Of the lines listed below, return exactly those that run from the line containing "Emit a component" through the line containing "2975, 3375, 3800];", both included.

+++

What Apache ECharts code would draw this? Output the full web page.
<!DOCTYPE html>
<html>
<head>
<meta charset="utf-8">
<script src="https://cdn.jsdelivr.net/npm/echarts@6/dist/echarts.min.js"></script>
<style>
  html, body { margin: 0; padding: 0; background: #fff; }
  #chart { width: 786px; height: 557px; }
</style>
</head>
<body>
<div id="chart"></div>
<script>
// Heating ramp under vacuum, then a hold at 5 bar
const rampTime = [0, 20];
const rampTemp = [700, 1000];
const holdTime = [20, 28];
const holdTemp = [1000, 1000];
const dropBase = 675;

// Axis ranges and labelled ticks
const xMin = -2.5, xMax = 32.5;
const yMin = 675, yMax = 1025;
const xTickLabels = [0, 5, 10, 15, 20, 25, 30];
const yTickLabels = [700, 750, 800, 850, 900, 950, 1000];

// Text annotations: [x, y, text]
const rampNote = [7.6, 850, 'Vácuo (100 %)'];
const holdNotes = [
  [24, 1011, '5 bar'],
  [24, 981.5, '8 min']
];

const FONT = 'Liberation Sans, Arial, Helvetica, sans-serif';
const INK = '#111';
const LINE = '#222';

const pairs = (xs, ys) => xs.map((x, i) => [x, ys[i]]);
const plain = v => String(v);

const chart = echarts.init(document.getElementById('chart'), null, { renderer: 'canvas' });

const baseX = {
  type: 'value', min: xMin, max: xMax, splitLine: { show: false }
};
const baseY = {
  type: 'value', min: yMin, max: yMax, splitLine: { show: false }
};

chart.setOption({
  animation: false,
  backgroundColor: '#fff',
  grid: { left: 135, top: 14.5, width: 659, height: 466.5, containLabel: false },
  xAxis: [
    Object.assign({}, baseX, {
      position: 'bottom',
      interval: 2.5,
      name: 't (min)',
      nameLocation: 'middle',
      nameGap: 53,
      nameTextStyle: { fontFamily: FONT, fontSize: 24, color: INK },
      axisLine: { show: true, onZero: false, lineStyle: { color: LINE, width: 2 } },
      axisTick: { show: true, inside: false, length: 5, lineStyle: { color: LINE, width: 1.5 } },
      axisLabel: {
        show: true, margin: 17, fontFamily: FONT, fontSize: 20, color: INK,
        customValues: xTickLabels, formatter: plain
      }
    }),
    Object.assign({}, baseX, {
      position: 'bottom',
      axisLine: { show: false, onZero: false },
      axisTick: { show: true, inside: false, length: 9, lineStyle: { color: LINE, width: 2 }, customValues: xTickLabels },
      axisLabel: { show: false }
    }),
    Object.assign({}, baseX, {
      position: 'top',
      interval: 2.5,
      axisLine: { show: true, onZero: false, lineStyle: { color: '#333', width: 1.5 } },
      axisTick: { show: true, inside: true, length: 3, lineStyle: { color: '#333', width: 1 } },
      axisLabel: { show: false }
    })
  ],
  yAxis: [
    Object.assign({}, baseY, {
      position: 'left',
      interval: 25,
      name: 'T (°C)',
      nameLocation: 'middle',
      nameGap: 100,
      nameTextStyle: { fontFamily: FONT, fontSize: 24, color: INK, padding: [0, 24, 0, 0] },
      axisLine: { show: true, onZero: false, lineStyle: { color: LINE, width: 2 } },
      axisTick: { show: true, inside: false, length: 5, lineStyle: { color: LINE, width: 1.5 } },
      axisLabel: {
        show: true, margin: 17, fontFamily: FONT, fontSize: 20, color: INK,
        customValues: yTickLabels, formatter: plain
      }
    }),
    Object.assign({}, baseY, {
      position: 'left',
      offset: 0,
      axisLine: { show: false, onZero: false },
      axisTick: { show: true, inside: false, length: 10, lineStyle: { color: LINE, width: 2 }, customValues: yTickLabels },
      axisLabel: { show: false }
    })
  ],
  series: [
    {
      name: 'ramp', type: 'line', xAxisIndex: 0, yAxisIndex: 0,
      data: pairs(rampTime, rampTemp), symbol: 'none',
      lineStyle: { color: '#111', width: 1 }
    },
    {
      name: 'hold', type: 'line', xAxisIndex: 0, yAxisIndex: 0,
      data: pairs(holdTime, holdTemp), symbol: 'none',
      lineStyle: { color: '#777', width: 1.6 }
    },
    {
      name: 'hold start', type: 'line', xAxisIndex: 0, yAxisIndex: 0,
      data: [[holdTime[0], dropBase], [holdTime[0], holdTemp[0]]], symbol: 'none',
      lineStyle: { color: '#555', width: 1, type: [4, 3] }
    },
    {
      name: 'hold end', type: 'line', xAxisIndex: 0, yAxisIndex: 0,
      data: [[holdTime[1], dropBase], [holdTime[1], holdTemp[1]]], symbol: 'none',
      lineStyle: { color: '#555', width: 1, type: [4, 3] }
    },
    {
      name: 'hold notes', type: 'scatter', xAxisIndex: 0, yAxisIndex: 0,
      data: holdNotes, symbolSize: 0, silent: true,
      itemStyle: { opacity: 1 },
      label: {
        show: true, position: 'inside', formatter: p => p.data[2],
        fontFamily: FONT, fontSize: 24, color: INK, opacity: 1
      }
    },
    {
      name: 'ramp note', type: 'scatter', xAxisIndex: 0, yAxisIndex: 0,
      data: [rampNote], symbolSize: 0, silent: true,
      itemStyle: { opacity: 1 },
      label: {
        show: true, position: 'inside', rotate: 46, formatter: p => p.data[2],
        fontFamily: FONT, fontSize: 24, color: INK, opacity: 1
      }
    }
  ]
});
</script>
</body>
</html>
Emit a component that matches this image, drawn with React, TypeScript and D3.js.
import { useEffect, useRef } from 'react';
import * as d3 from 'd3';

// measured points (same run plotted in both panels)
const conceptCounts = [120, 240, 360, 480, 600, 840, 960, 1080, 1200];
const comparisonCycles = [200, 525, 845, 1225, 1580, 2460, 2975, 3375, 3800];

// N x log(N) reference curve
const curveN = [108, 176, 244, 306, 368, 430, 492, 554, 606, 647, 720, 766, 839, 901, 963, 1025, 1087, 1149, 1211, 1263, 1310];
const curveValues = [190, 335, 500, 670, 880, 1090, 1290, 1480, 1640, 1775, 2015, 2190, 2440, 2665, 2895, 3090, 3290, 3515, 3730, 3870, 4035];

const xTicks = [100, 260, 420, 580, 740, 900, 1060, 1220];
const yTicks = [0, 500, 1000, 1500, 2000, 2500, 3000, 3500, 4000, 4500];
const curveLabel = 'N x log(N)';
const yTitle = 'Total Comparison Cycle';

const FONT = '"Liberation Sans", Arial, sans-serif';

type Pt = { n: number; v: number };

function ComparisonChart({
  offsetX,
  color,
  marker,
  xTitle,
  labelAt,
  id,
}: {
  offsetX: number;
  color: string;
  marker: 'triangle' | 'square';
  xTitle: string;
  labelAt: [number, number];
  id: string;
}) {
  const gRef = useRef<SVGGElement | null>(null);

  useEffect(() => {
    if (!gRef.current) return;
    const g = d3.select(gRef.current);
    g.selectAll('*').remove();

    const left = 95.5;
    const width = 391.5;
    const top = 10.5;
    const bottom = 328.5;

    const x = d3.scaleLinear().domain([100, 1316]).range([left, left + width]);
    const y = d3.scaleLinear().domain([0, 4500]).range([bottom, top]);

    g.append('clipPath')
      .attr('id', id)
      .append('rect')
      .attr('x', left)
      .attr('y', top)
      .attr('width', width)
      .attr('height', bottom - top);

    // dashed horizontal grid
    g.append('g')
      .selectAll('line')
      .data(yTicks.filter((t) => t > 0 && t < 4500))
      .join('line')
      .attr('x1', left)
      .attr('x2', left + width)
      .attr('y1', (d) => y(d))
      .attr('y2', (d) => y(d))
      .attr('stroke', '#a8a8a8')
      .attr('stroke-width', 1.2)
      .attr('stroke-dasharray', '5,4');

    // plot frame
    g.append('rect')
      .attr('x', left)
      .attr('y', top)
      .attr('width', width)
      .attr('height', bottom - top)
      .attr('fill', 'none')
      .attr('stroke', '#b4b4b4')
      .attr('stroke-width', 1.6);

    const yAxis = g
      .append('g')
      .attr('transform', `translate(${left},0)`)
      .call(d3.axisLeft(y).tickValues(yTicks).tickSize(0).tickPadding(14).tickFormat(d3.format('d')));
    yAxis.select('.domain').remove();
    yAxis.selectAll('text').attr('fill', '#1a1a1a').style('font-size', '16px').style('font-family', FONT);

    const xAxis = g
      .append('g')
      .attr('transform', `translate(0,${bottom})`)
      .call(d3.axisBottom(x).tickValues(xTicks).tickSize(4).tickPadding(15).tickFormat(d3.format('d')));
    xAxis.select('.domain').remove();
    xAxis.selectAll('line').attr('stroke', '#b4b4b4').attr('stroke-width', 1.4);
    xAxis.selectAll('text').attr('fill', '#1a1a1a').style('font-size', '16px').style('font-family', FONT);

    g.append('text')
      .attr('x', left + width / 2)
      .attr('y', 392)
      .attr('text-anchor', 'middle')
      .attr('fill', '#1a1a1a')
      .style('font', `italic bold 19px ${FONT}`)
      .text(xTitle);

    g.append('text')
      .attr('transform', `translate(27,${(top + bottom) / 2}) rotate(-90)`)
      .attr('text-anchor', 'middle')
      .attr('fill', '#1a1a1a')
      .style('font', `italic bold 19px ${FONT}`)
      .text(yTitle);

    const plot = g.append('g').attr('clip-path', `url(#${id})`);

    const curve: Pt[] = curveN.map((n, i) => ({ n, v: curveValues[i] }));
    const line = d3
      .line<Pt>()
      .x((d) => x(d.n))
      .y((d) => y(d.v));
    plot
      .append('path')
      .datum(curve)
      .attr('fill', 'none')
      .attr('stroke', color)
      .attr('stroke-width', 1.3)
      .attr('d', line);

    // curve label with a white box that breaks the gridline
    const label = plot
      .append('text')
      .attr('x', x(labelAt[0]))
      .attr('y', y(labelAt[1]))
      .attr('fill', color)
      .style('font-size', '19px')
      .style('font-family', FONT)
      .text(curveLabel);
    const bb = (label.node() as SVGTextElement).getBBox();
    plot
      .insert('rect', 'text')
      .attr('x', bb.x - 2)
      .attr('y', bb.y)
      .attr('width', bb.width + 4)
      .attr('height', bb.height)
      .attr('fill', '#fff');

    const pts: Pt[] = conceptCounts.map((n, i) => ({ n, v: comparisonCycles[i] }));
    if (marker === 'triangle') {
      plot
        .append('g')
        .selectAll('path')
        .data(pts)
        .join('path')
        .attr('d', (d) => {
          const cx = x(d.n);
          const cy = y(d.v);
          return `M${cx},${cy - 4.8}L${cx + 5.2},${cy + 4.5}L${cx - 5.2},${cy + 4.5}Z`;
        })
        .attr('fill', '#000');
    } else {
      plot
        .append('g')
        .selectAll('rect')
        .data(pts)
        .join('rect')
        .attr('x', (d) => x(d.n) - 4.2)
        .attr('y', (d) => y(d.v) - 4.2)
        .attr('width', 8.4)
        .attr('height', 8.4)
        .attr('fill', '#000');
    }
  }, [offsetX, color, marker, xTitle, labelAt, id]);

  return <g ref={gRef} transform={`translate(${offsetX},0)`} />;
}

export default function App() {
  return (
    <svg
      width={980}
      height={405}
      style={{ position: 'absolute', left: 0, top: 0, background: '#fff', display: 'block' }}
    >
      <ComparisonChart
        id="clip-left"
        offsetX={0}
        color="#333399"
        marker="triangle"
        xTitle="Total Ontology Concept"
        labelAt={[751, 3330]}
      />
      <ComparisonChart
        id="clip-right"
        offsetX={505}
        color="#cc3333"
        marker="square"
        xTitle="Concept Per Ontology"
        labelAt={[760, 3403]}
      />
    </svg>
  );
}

+++

**Output below:**
Emit a component that matches this image, drawn with React, TypeScript and D3.js.
import { useEffect, useRef } from 'react';
import * as d3 from 'd3';

// measured points (same run plotted in both panels)
const conceptCounts = [120, 240, 360, 480, 600, 840, 960, 1080, 1200];
const comparisonCycles = [200, 525, 845, 1225, 1580, 2460, 2975, 3375, 3800];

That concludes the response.